Thursday, May 17, 2007

Hell has frozen over

Friday, April 13, 2007

Hell has frozen over

Why do you say that, Jillian? What unthinkable thing could possibly have occured?

Well, I'll tell you: the homeless in the 'hood actually complimented me on my attire today. I had a number of theories as to why they took such exception to my gear. Maybe they just hate bright colors, because their world is so dim. Perhaps they're color blind and, while they know I've got something eyeball-searing on, they cannot appreciated personally and are very bitter. Maybe they just don't like black people (like me), or maybe they just don't like me. Any number of possibilities for why these dudes are so fucking shitty to me all the goddamn time but, today, I got a definitive answer from the homeless' mouths.

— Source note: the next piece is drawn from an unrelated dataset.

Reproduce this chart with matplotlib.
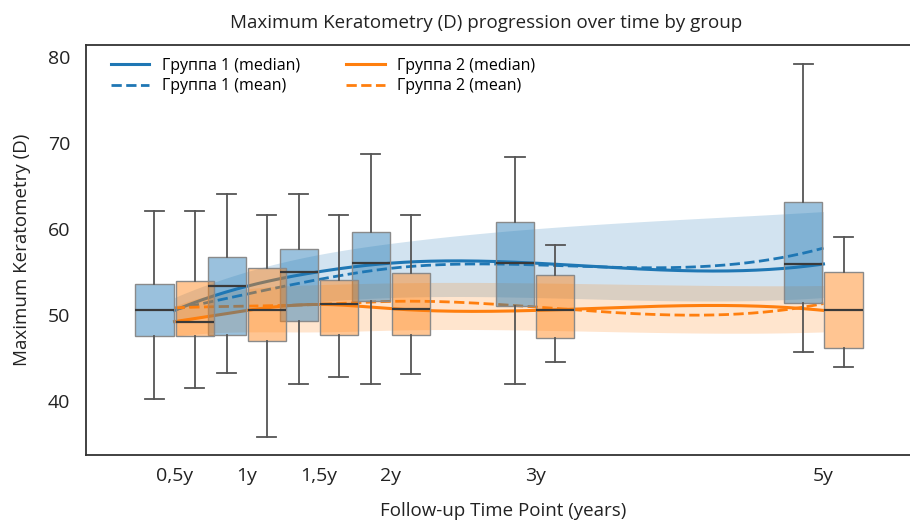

A brief backstory: I was dressed this afternoon in a wholly different fashion than I normally opt for, ie a business suit. Not that unusual, per se, although my business suits tend to run towards bright colors as well or weird shapes (think sci-fi villain). I had an important meeting today, so I dug out a terribly conventional dark green pantsuit and paired it with black pumps and a black sweater. Conservative was the order of the day; hell, I was even wearing a watch (something I never do). This ensemble didn't look bad, of course, as I myself am mostly incapable of looking bad. It just looked boring, very very boring.

Naturally, I go to the effort of dressing as blandly as possible and the homeless go nuts over it. Moreover, they seemed rather shocked to see me dressing this way, as was evidenced in their comments: "Wow, you actually look nice today!". Jerks. I certainly didn't want to pass up a golden opportunity, so I took my chance and asked "So I don't normally look nice?"

THE VERDICT: The reply to my above query was thus: "You're a pretty girl, but you always look so damn weird." Trendy, I can be accused of. Slightly goth-rock, sure. Actual weird, however, I only really trot out a few times a year and it's certainly not even close to the average ordinary gear I throw on to grab a paper at the Fruteria. I guess the homeless are just terribly conservative in their clothing preferences. Awfully strange for a bunch of folks that typically smell like urine.


Everybody's a fucking critic,
J

2 comments:

Craig Gernhardt said...

Are you sure Bridget is your sister?

Anonymous said...

What the fuck is that supposed to mean, mystery man?